Now, imagine you’re the industrial farmer, growing a harvest of tomatoes to ship all over the United States. Are you growing the types of tomatoes that are the most tasty or most nutritious? Or are you choosing those with the highest yields and best able to withstand the rigors of transport? In the last half-century, we have seen a steady loss of nutrient density in food, primarily as a result of a dogged pursuit of higher yields.

There’s a value in knowing your farmer. When you buy your produce from a CSA or farmer’s market, you are making a choice. You may only get seasonal tomatoes for three or four glorious months of the year, so there is a certain expectation of quality. You know it, and the farmer knows it. As a result, the farmer grows those tomatoes for flavor, for beauty, and for nutrition. They are picked in season as they ripen, rather than at the ideal point for transportation. With shorter transport distances, they are less likely to be bruised or damaged. And they certainly aren’t gassed.

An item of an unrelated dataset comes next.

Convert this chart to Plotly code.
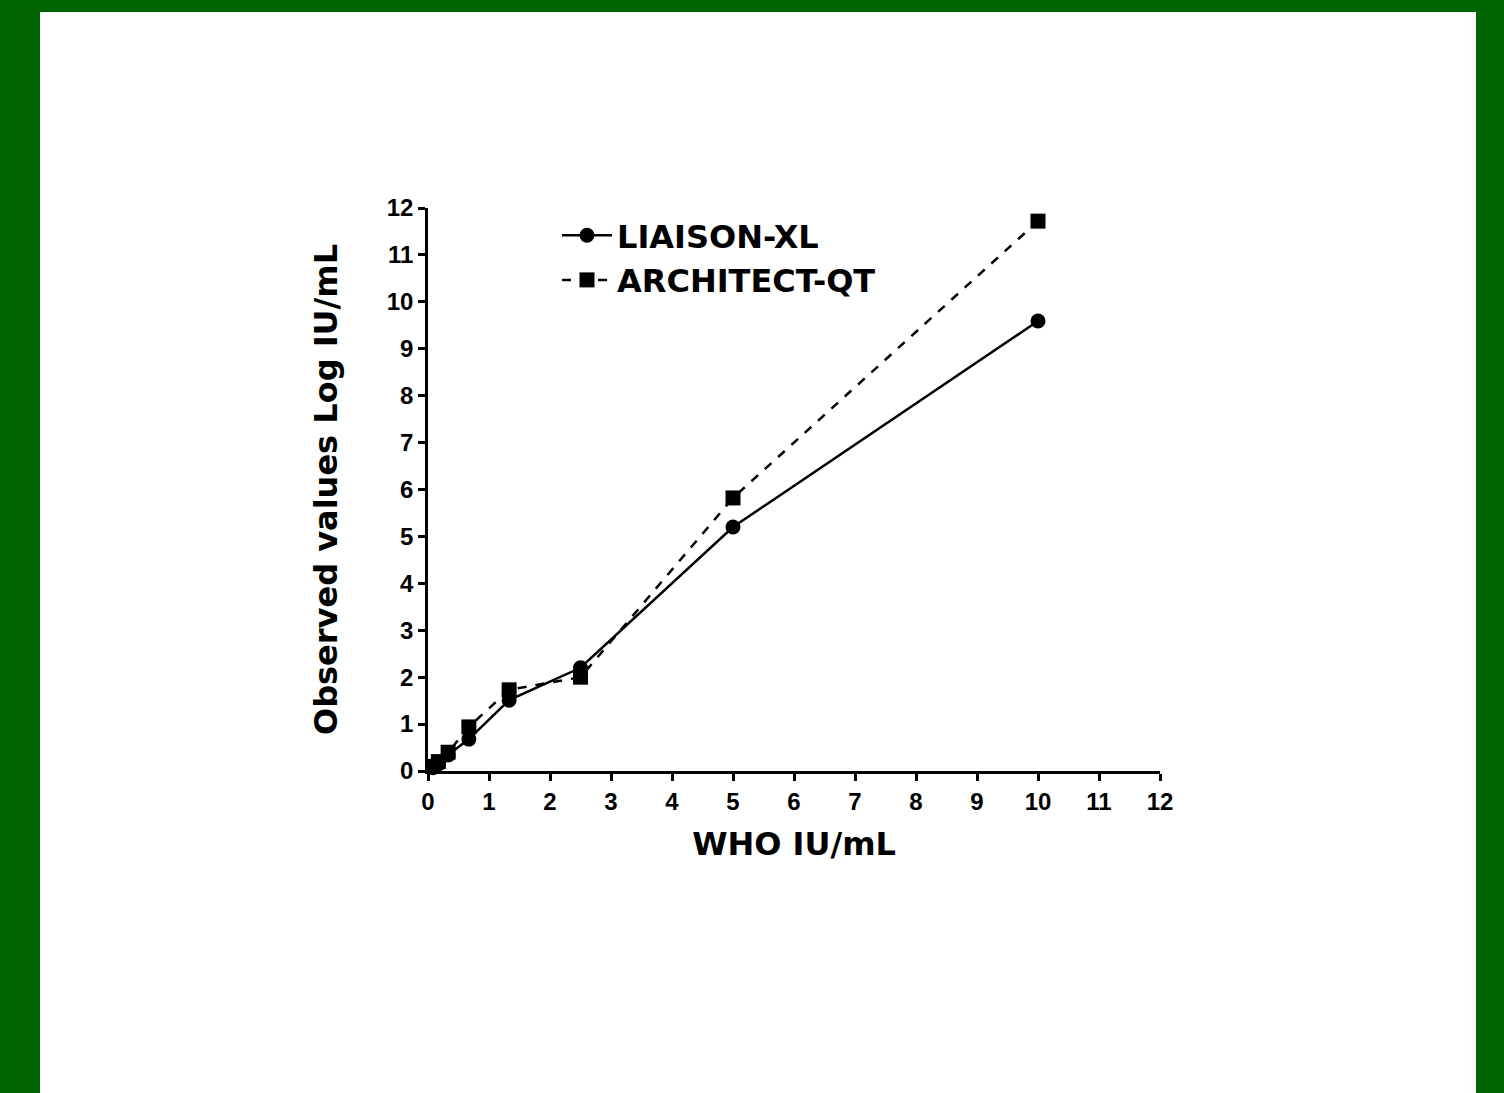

Buying local also means buying in-season. There are points in the year when produce is meant to be eaten. That means greens in the spring and fall, mountains of summertime zucchini, and hardy root vegetables and squash when the ground is frozen. Beyond the simple experience that food picked ripe and in-season tastes better, it also requires fewer inputs of energy and additives, and so is better for the environment. An awareness of the seasons may challenge us as cooks, but it gives us the gift of anticipating a harvest.

The Ditmas Park CSA allows us to eat seasonally and locally, and perhaps more importantly, it gives us the opportunity to engage in conversation about these issues that matter so much. Food, the most basic of  staples affecting our health and well-being, is wrapped up in politics, ignorance, and ideologies, but a local farmer can often sum it up succinctly, such as when Jorge says, “Why Brandywine tomatoes? Because to me, they taste the best.”